Although I come from a patriarchal society — the Hellenic one — I hate to admit the fact that I don’t think I have ever raised my hand in anger towards a woman. Murder has crossed my mind, but hitting is a no-no. Last week something funny happened concerning a lady I once stepped out with. A book that had been sent to me by Knopf but I had misplaced surfaced among the mess around my desk. Seven years later. It was the memoirs of Leo Lerman, writer, critic, editor at Condé Nast and man about town when going around the city was a glittering experience. Here’s his journal entry for 25 February 1984: ‘Lee Radziwill rang Tina Brown, saying, “I can’t be on a magazine that has Taki on its staff.” Alex Liberman instantly concluded that I had told Jackie the news of Taki in Vanity Fair, which has been told in newspapers, even on television.’

Now for the life of me I can’t imagine what all this fuss was about. I used to make fun of Jackie Kennedy Onassis’s tendency to prefer very rich and powerful men, but I was always close to Lee, her younger sister. I had left Esquire after five years to join VF, then struggling badly with a Tina Brown at the helm not yet knowing the difference between a Dickie Mortimer and a Mortimer Zuckerman. Lee trying to get me fired reminded me of my older brother, who tried something similar with a large advertiser at Esquire. Both attempts failed as they have since at the dear old Spectator.

I only bring this up wondering what Noor Hussain might have done if a female friend had tried to get him off welfare. If one kills over a dinner gone wrong, what does one dish out to someone trying to take one’s food off the table, so to speak, by getting one fired? This sounds like a cheap shot at dear old Noor, but, what the hell, I hope he forgives me while he cools his heels in some nice prison upstate. Being a Muslim he’ll demand and get special treatment, which in a way is the biggest joke of all. You come, you don’t adjust, you kill, then you demand special privileges.

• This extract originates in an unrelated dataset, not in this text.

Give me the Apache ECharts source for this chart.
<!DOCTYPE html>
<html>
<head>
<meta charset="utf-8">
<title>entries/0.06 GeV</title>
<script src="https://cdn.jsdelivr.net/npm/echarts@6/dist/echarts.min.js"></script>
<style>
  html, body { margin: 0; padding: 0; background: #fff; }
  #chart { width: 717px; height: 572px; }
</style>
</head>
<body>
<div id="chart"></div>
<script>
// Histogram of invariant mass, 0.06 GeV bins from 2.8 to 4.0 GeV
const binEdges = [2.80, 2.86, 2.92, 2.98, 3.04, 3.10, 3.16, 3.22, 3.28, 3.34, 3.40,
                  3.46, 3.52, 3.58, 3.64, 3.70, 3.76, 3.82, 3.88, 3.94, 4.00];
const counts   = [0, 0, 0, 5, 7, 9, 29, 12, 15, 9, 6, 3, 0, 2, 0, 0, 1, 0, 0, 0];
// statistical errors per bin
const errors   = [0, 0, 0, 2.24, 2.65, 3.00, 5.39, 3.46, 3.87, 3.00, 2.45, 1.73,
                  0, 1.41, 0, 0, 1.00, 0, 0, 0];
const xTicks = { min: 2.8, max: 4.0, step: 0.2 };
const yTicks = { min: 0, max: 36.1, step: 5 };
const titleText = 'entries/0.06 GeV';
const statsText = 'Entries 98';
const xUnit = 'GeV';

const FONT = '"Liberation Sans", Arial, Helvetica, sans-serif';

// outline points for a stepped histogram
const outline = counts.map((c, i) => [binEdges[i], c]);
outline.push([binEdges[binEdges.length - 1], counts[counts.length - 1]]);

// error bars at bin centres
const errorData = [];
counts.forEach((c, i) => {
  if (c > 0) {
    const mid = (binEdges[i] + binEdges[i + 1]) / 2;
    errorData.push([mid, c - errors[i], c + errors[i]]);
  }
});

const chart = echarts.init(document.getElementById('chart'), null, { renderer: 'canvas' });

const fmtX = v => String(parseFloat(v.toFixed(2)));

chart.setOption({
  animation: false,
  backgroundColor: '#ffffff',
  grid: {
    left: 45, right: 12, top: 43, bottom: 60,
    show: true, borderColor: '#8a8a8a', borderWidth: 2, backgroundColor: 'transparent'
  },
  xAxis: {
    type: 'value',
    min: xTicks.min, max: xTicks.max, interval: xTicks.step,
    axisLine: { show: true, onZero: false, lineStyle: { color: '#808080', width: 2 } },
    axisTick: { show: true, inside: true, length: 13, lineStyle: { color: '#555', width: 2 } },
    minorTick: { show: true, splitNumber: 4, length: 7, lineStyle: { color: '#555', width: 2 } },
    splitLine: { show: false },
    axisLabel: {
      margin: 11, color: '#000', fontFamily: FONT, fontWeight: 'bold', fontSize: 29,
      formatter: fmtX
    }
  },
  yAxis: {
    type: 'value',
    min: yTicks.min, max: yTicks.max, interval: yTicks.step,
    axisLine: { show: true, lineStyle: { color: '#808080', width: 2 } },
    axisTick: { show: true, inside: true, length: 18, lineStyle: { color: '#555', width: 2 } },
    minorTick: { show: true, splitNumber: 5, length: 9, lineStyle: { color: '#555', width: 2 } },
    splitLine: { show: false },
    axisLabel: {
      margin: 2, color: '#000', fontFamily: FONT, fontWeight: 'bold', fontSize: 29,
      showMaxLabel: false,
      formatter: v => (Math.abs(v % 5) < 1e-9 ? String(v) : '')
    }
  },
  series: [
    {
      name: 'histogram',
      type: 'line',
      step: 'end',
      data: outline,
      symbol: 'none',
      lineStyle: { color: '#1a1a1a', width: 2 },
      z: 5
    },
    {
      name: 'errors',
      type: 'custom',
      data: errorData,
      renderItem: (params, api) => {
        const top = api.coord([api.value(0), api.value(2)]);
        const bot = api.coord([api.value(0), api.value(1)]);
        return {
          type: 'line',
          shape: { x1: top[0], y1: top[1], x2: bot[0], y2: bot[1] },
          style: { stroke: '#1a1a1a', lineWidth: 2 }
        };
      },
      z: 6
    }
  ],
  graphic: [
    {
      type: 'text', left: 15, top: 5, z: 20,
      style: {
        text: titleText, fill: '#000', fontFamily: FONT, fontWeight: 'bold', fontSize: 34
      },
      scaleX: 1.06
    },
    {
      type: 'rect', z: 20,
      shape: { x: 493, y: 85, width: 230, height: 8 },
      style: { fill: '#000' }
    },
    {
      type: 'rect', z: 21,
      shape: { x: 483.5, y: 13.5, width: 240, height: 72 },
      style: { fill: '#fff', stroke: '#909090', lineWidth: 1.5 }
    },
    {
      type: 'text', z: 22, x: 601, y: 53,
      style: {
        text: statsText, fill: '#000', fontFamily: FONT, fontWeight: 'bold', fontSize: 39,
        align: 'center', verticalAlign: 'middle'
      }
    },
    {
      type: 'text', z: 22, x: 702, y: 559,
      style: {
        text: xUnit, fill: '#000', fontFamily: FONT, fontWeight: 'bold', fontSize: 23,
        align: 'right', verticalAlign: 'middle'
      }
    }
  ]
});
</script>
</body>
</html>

But back to the sisterhood. Jill Abramson has given the girls an opportunity to screech and call her firing sexism, but in reality it was fascism that got her fired. Her fascistic tendencies to be rude to underlings, and fire talented males in favour of less talented females. Sulzberger, her boss, should never have appointed her in the first place, but he’s been in over his head from the start. The businesses he’s bought have been disastrous, and the Times will not be with us in the long run, unlike the Wall Street Journal.

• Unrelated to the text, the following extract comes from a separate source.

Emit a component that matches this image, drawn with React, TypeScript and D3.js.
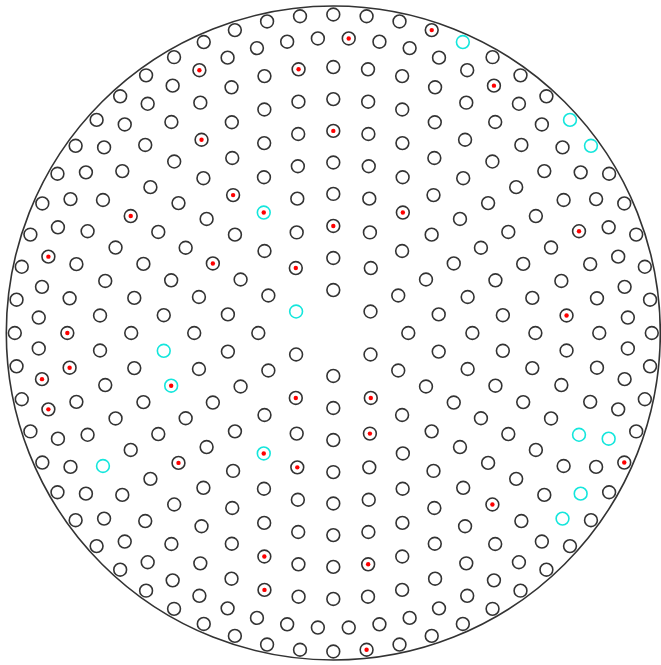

Abramson was more suited to a downtown alternative paper, dishing the dirt on church-going, middle-class people who don’t believe in same-sex marriage. She was too vulgar even for New York, and proved it by wearing trainers and a tracksuit while the commencement speaker at Wake Forrest University a week after she was canned. Unpopular editors don’t last, even in a snake-pit like the Times. The word that comes to mind is a Yiddish one, tsoris, which she certainly produced. It means aggravation, and Abramson mistook tsoris for leadership. It ain’t so, Jill, so take up the banner of Noor’s poor wife and stop feeling sorry for your miserable self. You got what you deserved.